Falta afinação

O presidente Lula disse, dias atrás, que não se importa com as opiniões divergentes manifestadas por seus ministros. Cada um é livre para dizer o que pensa, filosofou. O governo, quando pretende tomar posição sobre algo, se reúne e aí, sim, decide o que fazer e não o que dizer. Lula se referia aos primeiros desencontros ocorridos entre seus auxiliares, antes mesmo da célebre caravana da fome.

É até simpático da parte do presidente expressar-se assim. Não fica parecendo, logo no início do governo, que ele está puxando a orelha de alguém. Mas há que se fazer as devidas ressalvas, principalmente quando as contradições avançam para terreno mais importante que a simples opinião sobre a construção de uma bomba ou detalhes sobre o que fazer primeiro no programa de combate à fome.

Por exemplo: o ministro da Fazenda, Antônio Palocci, tem repetido à exaustão que não haverá revisão dos contratos que selaram a renegociação das dívidas dos estados, alguns deles de novo de pires na mão devido a descontrole nos gastos ou imprevidências notórias. Palocci tem-se mantido firme mesmo quando correligionários seus – isto é, do PT – alegam estar num beco sem saída. ?Não há possibilidade de se abrir negociação de dívidas de estados, é preciso que isso seja compreendido?, advertiu na última segunda-feira, acrescentando que isso ?não é possível, não é desejável do ponto de vista das contas públicas?.

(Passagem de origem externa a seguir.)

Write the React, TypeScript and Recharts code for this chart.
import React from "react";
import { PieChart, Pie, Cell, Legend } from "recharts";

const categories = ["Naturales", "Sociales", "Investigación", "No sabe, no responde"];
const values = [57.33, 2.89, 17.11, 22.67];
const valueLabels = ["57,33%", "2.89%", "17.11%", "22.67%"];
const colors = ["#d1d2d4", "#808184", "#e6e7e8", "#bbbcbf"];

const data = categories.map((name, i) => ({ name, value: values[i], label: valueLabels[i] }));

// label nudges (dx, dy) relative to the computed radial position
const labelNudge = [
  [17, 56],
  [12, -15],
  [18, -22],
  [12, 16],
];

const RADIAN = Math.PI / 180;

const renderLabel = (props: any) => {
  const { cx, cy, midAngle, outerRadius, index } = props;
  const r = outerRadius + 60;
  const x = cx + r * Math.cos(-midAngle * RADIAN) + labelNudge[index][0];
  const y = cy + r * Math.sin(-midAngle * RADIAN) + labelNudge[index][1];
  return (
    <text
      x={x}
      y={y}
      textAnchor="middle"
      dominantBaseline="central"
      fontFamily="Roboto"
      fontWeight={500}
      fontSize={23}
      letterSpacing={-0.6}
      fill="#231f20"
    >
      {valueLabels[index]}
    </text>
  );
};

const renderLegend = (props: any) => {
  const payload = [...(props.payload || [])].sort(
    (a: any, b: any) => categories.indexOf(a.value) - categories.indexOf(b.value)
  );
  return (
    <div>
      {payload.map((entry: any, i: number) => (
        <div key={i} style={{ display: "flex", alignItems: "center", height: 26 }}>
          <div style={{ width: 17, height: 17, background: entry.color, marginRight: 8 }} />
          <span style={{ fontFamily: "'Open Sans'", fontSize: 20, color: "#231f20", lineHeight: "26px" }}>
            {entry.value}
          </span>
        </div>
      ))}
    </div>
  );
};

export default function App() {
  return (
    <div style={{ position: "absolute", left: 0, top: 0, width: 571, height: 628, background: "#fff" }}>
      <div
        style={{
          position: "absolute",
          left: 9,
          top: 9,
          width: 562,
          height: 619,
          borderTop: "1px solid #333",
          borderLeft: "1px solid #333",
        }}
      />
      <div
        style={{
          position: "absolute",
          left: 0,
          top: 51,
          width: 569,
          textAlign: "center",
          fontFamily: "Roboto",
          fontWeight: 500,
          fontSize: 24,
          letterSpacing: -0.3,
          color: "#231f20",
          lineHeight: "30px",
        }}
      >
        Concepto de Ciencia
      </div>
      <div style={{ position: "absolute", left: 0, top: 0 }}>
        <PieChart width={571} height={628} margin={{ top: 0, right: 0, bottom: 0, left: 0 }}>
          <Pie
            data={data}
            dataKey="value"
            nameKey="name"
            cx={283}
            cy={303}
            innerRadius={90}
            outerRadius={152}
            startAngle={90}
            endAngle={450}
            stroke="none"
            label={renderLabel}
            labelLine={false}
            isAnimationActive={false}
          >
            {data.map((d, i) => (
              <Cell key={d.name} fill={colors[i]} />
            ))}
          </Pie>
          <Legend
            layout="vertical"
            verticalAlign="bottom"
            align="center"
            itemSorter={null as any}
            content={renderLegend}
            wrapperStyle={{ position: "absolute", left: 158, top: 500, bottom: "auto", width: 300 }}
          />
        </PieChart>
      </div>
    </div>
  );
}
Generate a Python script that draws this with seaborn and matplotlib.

Um dia depois dessas declarações, e no meio do tiroteio promovido por estados como Rio de Janeiro e Espírito Santo, sem dinheiro para pagar a folha de pessoal atrasada, vem a público o já conhecido ministro da Ciência e Tecnologia, Roberto Amaral, para dizer para quem quisesse ouvir na televisão que a história não é bem assim; que deveria haver um jeito, sim, de resolver problemas emergenciais; que, enfim, o governo federal deve ser sensível aos reclamos dos governadores, e coisas do gênero. Ouvindo-se Amaral, qualquer cidadão tem o direito de realizar a pergunta sobre quem comanda o governo. Ou, pior, de que governo fala o ministro.

Sabe-se que o jogo duro estabelecido por Palocci tem a ver com metas fiscais, controle da inflação, controle do câmbio e coisas que mexem com o dia-a-dia da economia das pessoas. Presume-se também que ele esteja falando em nome do governo. Ou seja, como disse Lula, de acordo com a cartilha estabelecida em reuniões, nas quais se tomaram decisões de governo. É matéria, afinal, de sua competência. Não fica bem, portanto, que alguém de outra área arme a bomba das contradições, mesmo que em nome de uma liberdade de expressão defendida por Lula, o chefe supremo da equipe. Daqui a pouco poderemos ter o ministro da Educação falando sobre exportações e aquele do Esporte dando as coordenadas sobre pesquisas genéticas…

É natural que, num primeiro tempo, o governo, qual orquestra, exija afinação dos instrumentos. Mas, também como na execução de um concerto, é natural que o tempo da afinação seja inferior àquele do espetáculo. Pelo que se vê, não é apenas uma questão de liberdade: está faltando afinação no governo Lula.